Stored data:
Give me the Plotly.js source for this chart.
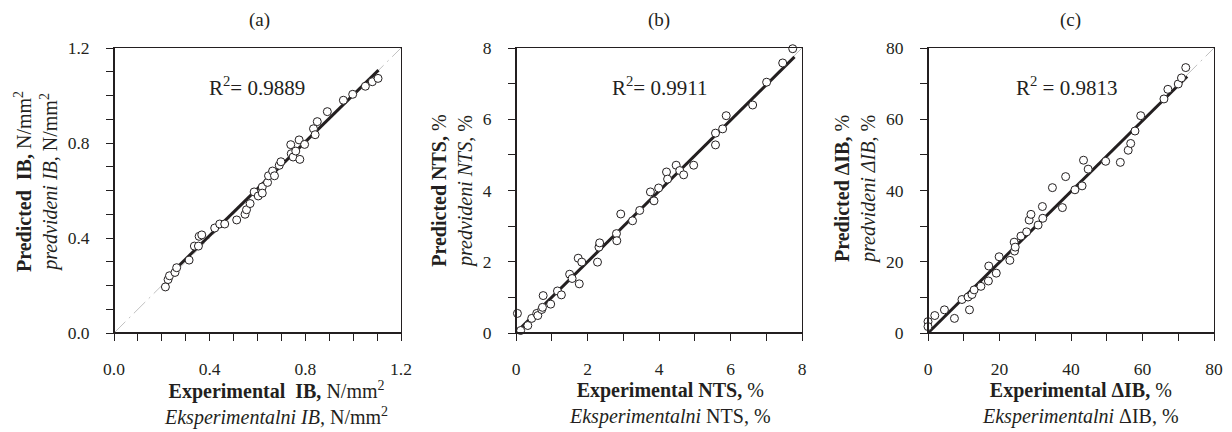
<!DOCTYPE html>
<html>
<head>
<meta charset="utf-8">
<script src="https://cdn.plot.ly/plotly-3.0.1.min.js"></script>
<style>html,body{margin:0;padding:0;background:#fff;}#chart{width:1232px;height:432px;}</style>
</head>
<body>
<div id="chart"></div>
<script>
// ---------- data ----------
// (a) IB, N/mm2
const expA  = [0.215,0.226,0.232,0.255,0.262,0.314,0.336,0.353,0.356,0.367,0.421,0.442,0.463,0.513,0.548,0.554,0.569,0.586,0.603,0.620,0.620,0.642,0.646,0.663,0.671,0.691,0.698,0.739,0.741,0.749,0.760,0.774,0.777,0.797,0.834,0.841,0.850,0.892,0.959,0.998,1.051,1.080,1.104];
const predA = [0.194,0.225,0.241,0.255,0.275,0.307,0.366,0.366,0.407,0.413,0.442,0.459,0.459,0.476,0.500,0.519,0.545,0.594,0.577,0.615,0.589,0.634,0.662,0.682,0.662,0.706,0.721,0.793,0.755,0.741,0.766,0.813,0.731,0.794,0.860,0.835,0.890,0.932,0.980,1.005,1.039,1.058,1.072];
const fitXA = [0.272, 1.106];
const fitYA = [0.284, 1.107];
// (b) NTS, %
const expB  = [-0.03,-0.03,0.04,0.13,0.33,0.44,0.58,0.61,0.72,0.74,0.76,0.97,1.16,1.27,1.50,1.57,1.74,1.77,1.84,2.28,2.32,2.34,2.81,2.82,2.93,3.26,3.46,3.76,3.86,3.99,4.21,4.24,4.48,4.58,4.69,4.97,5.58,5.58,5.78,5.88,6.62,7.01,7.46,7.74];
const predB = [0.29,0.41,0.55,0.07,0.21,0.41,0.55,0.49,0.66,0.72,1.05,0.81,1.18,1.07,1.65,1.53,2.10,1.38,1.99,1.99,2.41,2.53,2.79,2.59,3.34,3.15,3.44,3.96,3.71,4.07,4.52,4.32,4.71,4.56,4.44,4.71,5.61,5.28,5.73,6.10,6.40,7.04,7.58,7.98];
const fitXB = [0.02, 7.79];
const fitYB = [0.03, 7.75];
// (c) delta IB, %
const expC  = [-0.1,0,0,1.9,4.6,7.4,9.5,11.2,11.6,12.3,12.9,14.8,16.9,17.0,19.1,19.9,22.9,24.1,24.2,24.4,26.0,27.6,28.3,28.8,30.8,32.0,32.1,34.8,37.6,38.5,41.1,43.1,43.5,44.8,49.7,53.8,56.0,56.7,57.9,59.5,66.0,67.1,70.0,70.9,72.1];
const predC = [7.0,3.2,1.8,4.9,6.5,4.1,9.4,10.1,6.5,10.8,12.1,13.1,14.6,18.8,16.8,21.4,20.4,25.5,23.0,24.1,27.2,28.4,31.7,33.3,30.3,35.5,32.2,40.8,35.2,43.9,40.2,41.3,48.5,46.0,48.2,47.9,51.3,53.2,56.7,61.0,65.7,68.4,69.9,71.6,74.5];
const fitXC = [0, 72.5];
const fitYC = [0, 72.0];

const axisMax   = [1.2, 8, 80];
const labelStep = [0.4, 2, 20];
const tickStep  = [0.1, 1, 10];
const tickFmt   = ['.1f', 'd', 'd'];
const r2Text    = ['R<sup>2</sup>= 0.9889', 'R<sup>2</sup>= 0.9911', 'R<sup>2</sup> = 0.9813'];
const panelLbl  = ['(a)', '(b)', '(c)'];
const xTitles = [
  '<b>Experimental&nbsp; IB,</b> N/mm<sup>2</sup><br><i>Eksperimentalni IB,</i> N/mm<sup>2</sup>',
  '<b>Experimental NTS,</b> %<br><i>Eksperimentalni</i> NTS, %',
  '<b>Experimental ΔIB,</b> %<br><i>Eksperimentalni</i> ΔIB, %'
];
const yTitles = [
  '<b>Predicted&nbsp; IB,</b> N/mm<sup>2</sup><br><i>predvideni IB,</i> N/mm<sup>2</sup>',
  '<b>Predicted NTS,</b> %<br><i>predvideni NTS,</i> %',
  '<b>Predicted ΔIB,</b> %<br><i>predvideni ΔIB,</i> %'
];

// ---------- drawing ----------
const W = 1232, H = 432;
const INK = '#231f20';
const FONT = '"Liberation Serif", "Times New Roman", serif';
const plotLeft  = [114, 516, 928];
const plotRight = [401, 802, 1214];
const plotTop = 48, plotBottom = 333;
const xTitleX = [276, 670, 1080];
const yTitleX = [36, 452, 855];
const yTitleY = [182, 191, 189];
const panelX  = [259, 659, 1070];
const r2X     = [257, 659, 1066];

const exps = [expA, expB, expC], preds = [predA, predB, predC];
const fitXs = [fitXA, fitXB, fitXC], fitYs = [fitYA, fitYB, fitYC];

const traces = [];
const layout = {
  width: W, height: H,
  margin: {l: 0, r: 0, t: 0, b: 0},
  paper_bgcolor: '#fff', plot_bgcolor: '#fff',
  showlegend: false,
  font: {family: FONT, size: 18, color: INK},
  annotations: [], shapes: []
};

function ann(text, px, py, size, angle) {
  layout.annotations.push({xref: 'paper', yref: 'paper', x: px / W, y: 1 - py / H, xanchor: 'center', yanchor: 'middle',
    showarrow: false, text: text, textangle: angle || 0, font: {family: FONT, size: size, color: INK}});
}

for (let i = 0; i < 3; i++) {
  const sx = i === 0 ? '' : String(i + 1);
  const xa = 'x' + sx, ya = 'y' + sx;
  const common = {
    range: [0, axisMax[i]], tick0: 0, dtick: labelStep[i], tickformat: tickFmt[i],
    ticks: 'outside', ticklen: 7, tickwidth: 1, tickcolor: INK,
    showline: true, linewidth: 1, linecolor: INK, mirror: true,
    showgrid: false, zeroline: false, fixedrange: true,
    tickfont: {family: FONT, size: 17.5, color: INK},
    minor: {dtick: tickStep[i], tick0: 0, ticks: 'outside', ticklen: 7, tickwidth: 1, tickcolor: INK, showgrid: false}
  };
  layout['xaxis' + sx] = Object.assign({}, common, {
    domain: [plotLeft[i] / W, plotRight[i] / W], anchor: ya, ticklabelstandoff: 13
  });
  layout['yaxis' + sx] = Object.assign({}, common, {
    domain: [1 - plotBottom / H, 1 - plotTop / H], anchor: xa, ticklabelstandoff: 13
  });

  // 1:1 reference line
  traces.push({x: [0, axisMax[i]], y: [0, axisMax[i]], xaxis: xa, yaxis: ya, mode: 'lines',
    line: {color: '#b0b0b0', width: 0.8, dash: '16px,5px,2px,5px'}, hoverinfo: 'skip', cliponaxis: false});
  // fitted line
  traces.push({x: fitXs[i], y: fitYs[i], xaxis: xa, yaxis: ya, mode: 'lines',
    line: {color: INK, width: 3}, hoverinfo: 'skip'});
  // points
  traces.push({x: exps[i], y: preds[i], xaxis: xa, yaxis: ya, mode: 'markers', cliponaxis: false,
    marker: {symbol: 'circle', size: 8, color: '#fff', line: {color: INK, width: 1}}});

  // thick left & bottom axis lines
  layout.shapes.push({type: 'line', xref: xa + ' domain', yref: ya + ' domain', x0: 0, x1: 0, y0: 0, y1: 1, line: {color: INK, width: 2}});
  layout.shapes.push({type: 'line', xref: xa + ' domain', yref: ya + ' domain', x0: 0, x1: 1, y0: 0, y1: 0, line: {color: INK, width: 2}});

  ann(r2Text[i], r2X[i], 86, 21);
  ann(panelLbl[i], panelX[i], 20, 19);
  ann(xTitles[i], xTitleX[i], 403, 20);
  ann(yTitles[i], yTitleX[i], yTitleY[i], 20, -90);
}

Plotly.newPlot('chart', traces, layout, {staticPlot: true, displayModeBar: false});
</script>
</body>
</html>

Problem to solve:
Transcribe all the data word for word; the images stay out.

Task solution:
Give me the Plotly.js source for this chart.
<!DOCTYPE html>
<html>
<head>
<meta charset="utf-8">
<script src="https://cdn.plot.ly/plotly-3.0.1.min.js"></script>
<style>html,body{margin:0;padding:0;background:#fff;}#chart{width:1232px;height:432px;}</style>
</head>
<body>
<div id="chart"></div>
<script>
// ---------- data ----------
// (a) IB, N/mm2
const expA  = [0.215,0.226,0.232,0.255,0.262,0.314,0.336,0.353,0.356,0.367,0.421,0.442,0.463,0.513,0.548,0.554,0.569,0.586,0.603,0.620,0.620,0.642,0.646,0.663,0.671,0.691,0.698,0.739,0.741,0.749,0.760,0.774,0.777,0.797,0.834,0.841,0.850,0.892,0.959,0.998,1.051,1.080,1.104];
const predA = [0.194,0.225,0.241,0.255,0.275,0.307,0.366,0.366,0.407,0.413,0.442,0.459,0.459,0.476,0.500,0.519,0.545,0.594,0.577,0.615,0.589,0.634,0.662,0.682,0.662,0.706,0.721,0.793,0.755,0.741,0.766,0.813,0.731,0.794,0.860,0.835,0.890,0.932,0.980,1.005,1.039,1.058,1.072];
const fitXA = [0.272, 1.106];
const fitYA = [0.284, 1.107];
// (b) NTS, %
const expB  = [-0.03,-0.03,0.04,0.13,0.33,0.44,0.58,0.61,0.72,0.74,0.76,0.97,1.16,1.27,1.50,1.57,1.74,1.77,1.84,2.28,2.32,2.34,2.81,2.82,2.93,3.26,3.46,3.76,3.86,3.99,4.21,4.24,4.48,4.58,4.69,4.97,5.58,5.58,5.78,5.88,6.62,7.01,7.46,7.74];
const predB = [0.29,0.41,0.55,0.07,0.21,0.41,0.55,0.49,0.66,0.72,1.05,0.81,1.18,1.07,1.65,1.53,2.10,1.38,1.99,1.99,2.41,2.53,2.79,2.59,3.34,3.15,3.44,3.96,3.71,4.07,4.52,4.32,4.71,4.56,4.44,4.71,5.61,5.28,5.73,6.10,6.40,7.04,7.58,7.98];
const fitXB = [0.02, 7.79];
const fitYB = [0.03, 7.75];
// (c) delta IB, %
const expC  = [-0.1,0,0,1.9,4.6,7.4,9.5,11.2,11.6,12.3,12.9,14.8,16.9,17.0,19.1,19.9,22.9,24.1,24.2,24.4,26.0,27.6,28.3,28.8,30.8,32.0,32.1,34.8,37.6,38.5,41.1,43.1,43.5,44.8,49.7,53.8,56.0,56.7,57.9,59.5,66.0,67.1,70.0,70.9,72.1];
const predC = [7.0,3.2,1.8,4.9,6.5,4.1,9.4,10.1,6.5,10.8,12.1,13.1,14.6,18.8,16.8,21.4,20.4,25.5,23.0,24.1,27.2,28.4,31.7,33.3,30.3,35.5,32.2,40.8,35.2,43.9,40.2,41.3,48.5,46.0,48.2,47.9,51.3,53.2,56.7,61.0,65.7,68.4,69.9,71.6,74.5];
const fitXC = [0, 72.5];
const fitYC = [0, 72.0];

const axisMax   = [1.2, 8, 80];
const labelStep = [0.4, 2, 20];
const tickStep  = [0.1, 1, 10];
const tickFmt   = ['.1f', 'd', 'd'];
const r2Text    = ['R<sup>2</sup>= 0.9889', 'R<sup>2</sup>= 0.9911', 'R<sup>2</sup> = 0.9813'];
const panelLbl  = ['(a)', '(b)', '(c)'];
const xTitles = [
  '<b>Experimental&nbsp; IB,</b> N/mm<sup>2</sup><br><i>Eksperimentalni IB,</i> N/mm<sup>2</sup>',
  '<b>Experimental NTS,</b> %<br><i>Eksperimentalni</i> NTS, %',
  '<b>Experimental ΔIB,</b> %<br><i>Eksperimentalni</i> ΔIB, %'
];
const yTitles = [
  '<b>Predicted&nbsp; IB,</b> N/mm<sup>2</sup><br><i>predvideni IB,</i> N/mm<sup>2</sup>',
  '<b>Predicted NTS,</b> %<br><i>predvideni NTS,</i> %',
  '<b>Predicted ΔIB,</b> %<br><i>predvideni ΔIB,</i> %'
];

// ---------- drawing ----------
const W = 1232, H = 432;
const INK = '#231f20';
const FONT = '"Liberation Serif", "Times New Roman", serif';
const plotLeft  = [114, 516, 928];
const plotRight = [401, 802, 1214];
const plotTop = 48, plotBottom = 333;
const xTitleX = [276, 670, 1080];
const yTitleX = [36, 452, 855];
const yTitleY = [182, 191, 189];
const panelX  = [259, 659, 1070];
const r2X     = [257, 659, 1066];

const exps = [expA, expB, expC], preds = [predA, predB, predC];
const fitXs = [fitXA, fitXB, fitXC], fitYs = [fitYA, fitYB, fitYC];

const traces = [];
const layout = {
  width: W, height: H,
  margin: {l: 0, r: 0, t: 0, b: 0},
  paper_bgcolor: '#fff', plot_bgcolor: '#fff',
  showlegend: false,
  font: {family: FONT, size: 18, color: INK},
  annotations: [], shapes: []
};

function ann(text, px, py, size, angle) {
  layout.annotations.push({xref: 'paper', yref: 'paper', x: px / W, y: 1 - py / H, xanchor: 'center', yanchor: 'middle',
    showarrow: false, text: text, textangle: angle || 0, font: {family: FONT, size: size, color: INK}});
}

for (let i = 0; i < 3; i++) {
  const sx = i === 0 ? '' : String(i + 1);
  const xa = 'x' + sx, ya = 'y' + sx;
  const common = {
    range: [0, axisMax[i]], tick0: 0, dtick: labelStep[i], tickformat: tickFmt[i],
    ticks: 'outside', ticklen: 7, tickwidth: 1, tickcolor: INK,
    showline: true, linewidth: 1, linecolor: INK, mirror: true,
    showgrid: false, zeroline: false, fixedrange: true,
    tickfont: {family: FONT, size: 17.5, color: INK},
    minor: {dtick: tickStep[i], tick0: 0, ticks: 'outside', ticklen: 7, tickwidth: 1, tickcolor: INK, showgrid: false}
  };
  layout['xaxis' + sx] = Object.assign({}, common, {
    domain: [plotLeft[i] / W, plotRight[i] / W], anchor: ya, ticklabelstandoff: 13
  });
  layout['yaxis' + sx] = Object.assign({}, common, {
    domain: [1 - plotBottom / H, 1 - plotTop / H], anchor: xa, ticklabelstandoff: 13
  });

  // 1:1 reference line
  traces.push({x: [0, axisMax[i]], y: [0, axisMax[i]], xaxis: xa, yaxis: ya, mode: 'lines',
    line: {color: '#b0b0b0', width: 0.8, dash: '16px,5px,2px,5px'}, hoverinfo: 'skip', cliponaxis: false});
  // fitted line
  traces.push({x: fitXs[i], y: fitYs[i], xaxis: xa, yaxis: ya, mode: 'lines',
    line: {color: INK, width: 3}, hoverinfo: 'skip'});
  // points
  traces.push({x: exps[i], y: preds[i], xaxis: xa, yaxis: ya, mode: 'markers', cliponaxis: false,
    marker: {symbol: 'circle', size: 8, color: '#fff', line: {color: INK, width: 1}}});

  // thick left & bottom axis lines
  layout.shapes.push({type: 'line', xref: xa + ' domain', yref: ya + ' domain', x0: 0, x1: 0, y0: 0, y1: 1, line: {color: INK, width: 2}});
  layout.shapes.push({type: 'line', xref: xa + ' domain', yref: ya + ' domain', x0: 0, x1: 1, y0: 0, y1: 0, line: {color: INK, width: 2}});

  ann(r2Text[i], r2X[i], 86, 21);
  ann(panelLbl[i], panelX[i], 20, 19);
  ann(xTitles[i], xTitleX[i], 403, 20);
  ann(yTitles[i], yTitleX[i], yTitleY[i], 20, -90);
}

Plotly.newPlot('chart', traces, layout, {staticPlot: true, displayModeBar: false});
</script>
</body>
</html>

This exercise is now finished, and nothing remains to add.